I most certainly believe that our tax dollars have been most used wisely. Of course our highway system lowers costs for the US producers---who then can pass them along to the consumer.

“Your new version:
"As though, if those barriers and monopolies were eliminated, the fairy godmother of the marketplace would magically equalize cost for the majority of Mexicans"is beside the point, as the Economist was specifically talking about costs for farmers.”

So? There’s no valid reason whatsoever to make a fine distinction between farmers, fishermen, automobile manufactures, or whatever. The principle remains the same. The gods of creative destruction exact a cruel price from all of them.

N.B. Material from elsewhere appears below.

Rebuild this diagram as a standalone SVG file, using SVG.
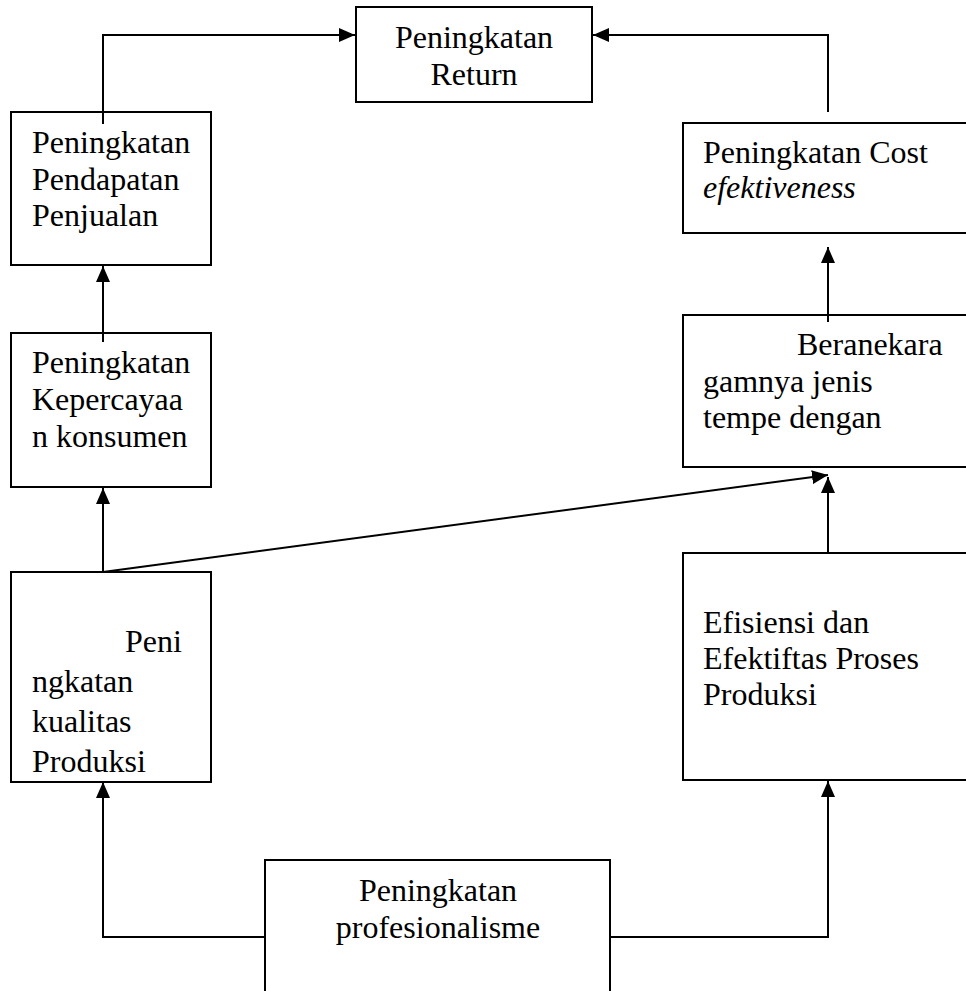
<svg xmlns="http://www.w3.org/2000/svg" width="966" height="991" viewBox="0 0 966 991">
<style>
.box{fill:#fff;stroke:#000;stroke-width:2}
.t{font-family:"Liberation Serif","Times New Roman",serif;font-size:32px;fill:#000}
.c{text-anchor:middle}
.i{font-style:italic}
.ln{fill:none;stroke:#000;stroke-width:2}
</style>
<defs>
<marker id="ah" markerUnits="userSpaceOnUse" markerWidth="16" markerHeight="14" refX="16" refY="7" orient="auto">
<path d="M0,0 L16,7 L0,14 Z" fill="#000"/>
</marker>
</defs>
<rect width="966" height="991" fill="#fff"/>
<g id="connectors">
<polyline class="ln" points="103,112 103,35 355,35" marker-end="url(#ah)"/>
<polyline class="ln" points="828,112 828,35 593,35" marker-end="url(#ah)"/>
<line class="ln" x1="103" y1="342" x2="103" y2="266" marker-end="url(#ah)"/>
<line class="ln" x1="103" y1="572" x2="103" y2="488" marker-end="url(#ah)"/>
<line class="ln" x1="103" y1="572" x2="828" y2="475" marker-end="url(#ah)"/>
<line class="ln" x1="828" y1="553" x2="828" y2="477" marker-end="url(#ah)"/>
<line class="ln" x1="828" y1="322" x2="828" y2="247" marker-end="url(#ah)"/>
<polyline class="ln" points="265,937 103,937 103,782" marker-end="url(#ah)"/>
<polyline class="ln" points="610,937 828,937 828,781" marker-end="url(#ah)"/>
</g>
<g id="return">
<rect class="box" x="356" y="7" width="236" height="95"/>
<text class="t c" x="474" y="48">Peningkatan</text>
<text class="t c" x="474" y="85">Return</text>
</g>
<g id="pendapatan">
<rect class="box" x="11" y="112" width="200" height="153"/>
<text class="t" x="32" y="153">Peningkatan</text>
<text class="t" x="32" y="190">Pendapatan</text>
<text class="t" x="32" y="226">Penjualan</text>
</g>
<line class="ln" x1="103" y1="112" x2="103" y2="124"/>
<g id="kepercayaan">
<rect class="box" x="11" y="333" width="200" height="154"/>
<text class="t" x="32" y="373">Peningkatan</text>
<text class="t" x="32" y="410">Kepercayaa</text>
<text class="t" x="32" y="447">n konsumen</text>
</g>
<line class="ln" x1="103" y1="333" x2="103" y2="342"/>
<g id="kualitas">
<rect class="box" x="11" y="572" width="200" height="210"/>
<text class="t" x="125" y="652">Peni</text>
<text class="t" x="32" y="692">ngkatan</text>
<text class="t" x="32" y="732">kualitas</text>
<text class="t" x="32" y="772">Produksi</text>
</g>
<g id="cost">
<rect class="box" x="683" y="123" width="320" height="110"/>
<text class="t" x="703" y="163">Peningkatan Cost</text>
<text class="t i" x="703" y="198">efektiveness</text>
</g>
<g id="beranekaragam">
<rect class="box" x="683" y="315" width="320" height="152"/>
<text class="t" x="797" y="355">Beranekara</text>
<text class="t" x="703" y="392">gamnya jenis</text>
<text class="t" x="703" y="428">tempe dengan</text>
</g>
<line class="ln" x1="828" y1="315" x2="828" y2="322"/>
<g id="efisiensi">
<rect class="box" x="683" y="553" width="320" height="227"/>
<text class="t" x="703" y="633">Efisiensi dan</text>
<text class="t" x="703" y="669">Efektiftas Proses</text>
<text class="t" x="703" y="705">Produksi</text>
</g>
<g id="profesionalisme">
<rect class="box" x="265" y="860" width="345" height="160"/>
<text class="t c" x="438" y="901">Peningkatan</text>
<text class="t c" x="438" y="938">profesionalisme</text>
</g>
</svg>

Posted by: David Thomson on December 3, 2002 08:36 AM

David,
Much as I hate to say it, it seems as though we hardly disagree on anything here. I agree that Mexican government corruption (and other inefficiencies) probably contributes to high costs for farmers; you agree that bad infrastructure probably contributes, and that a wise use of tax dollars (like the US highways) can lower costs, which can be passed on to consumers.

We also seem to agree that Mexico's farmers are in for a bad time under full implementation of NAFTA, even if I wouldn't ever use the phrase "the gods of creative destruction."

The question is whether the Economist is taking the loony position I ascribed to it, that Mexico's high costs are solely due to insufficient competition. That really seems to be the implication of this sentence: "[Mexico's farmers] are saddled with artificially high costs because much of the rest of the economy consists of public or private monopolies sheltering behind legal and constitutional barriers to competition."

I mean, whenever someone says to me "The Steelers lost the 2002 AFC title game because Kordell Stewart threw two late interceptions," I take it that they're placing all the blame on Kordell, and I whine, "What about the punt and blocked field goal that got returned for touchdowns?"

Anyway, I do see commentary from economists that seems based on the idea that all (not some) problems are due to lack of market freedom. I remember, when Paul Krugman said that the problem with California deregulation wasn't too little markets but too much, some goofballs with a web site headlined this as "Paul Krugman is a socialist!" (Which, among economists, may be worse than calling someone a Nazi.)

I admit, interpreting the Economist in light of these goofballs may be as bad as interpreting Martha Burk in light of Mary Daly. As I've said, I'm open to arguments that the Economist doesn't mean what I think they do. Not many people seem to be reading this thread, alas.

Posted by: Matt Weiner on December 3, 2002 01:12 PM

Canim umarim isine yarar

Posted by: Mehmet Ali Akça on February 20, 2003 03:19 PM

Canim umarim isine yarar

Posted by: Mehmet Ali Akça on February 20, 2003 03:21 PM

It sounds like we are going backwards into an "Economic Feudalism". We are here to serve our Masters at the expense of self reliance.

Posted by: Janell Barger on July 1, 2003 09:30 PM

It sounds like we are going backwards into an "Economic Feudalism". We are here to serve our Masters at the expense of self reliance.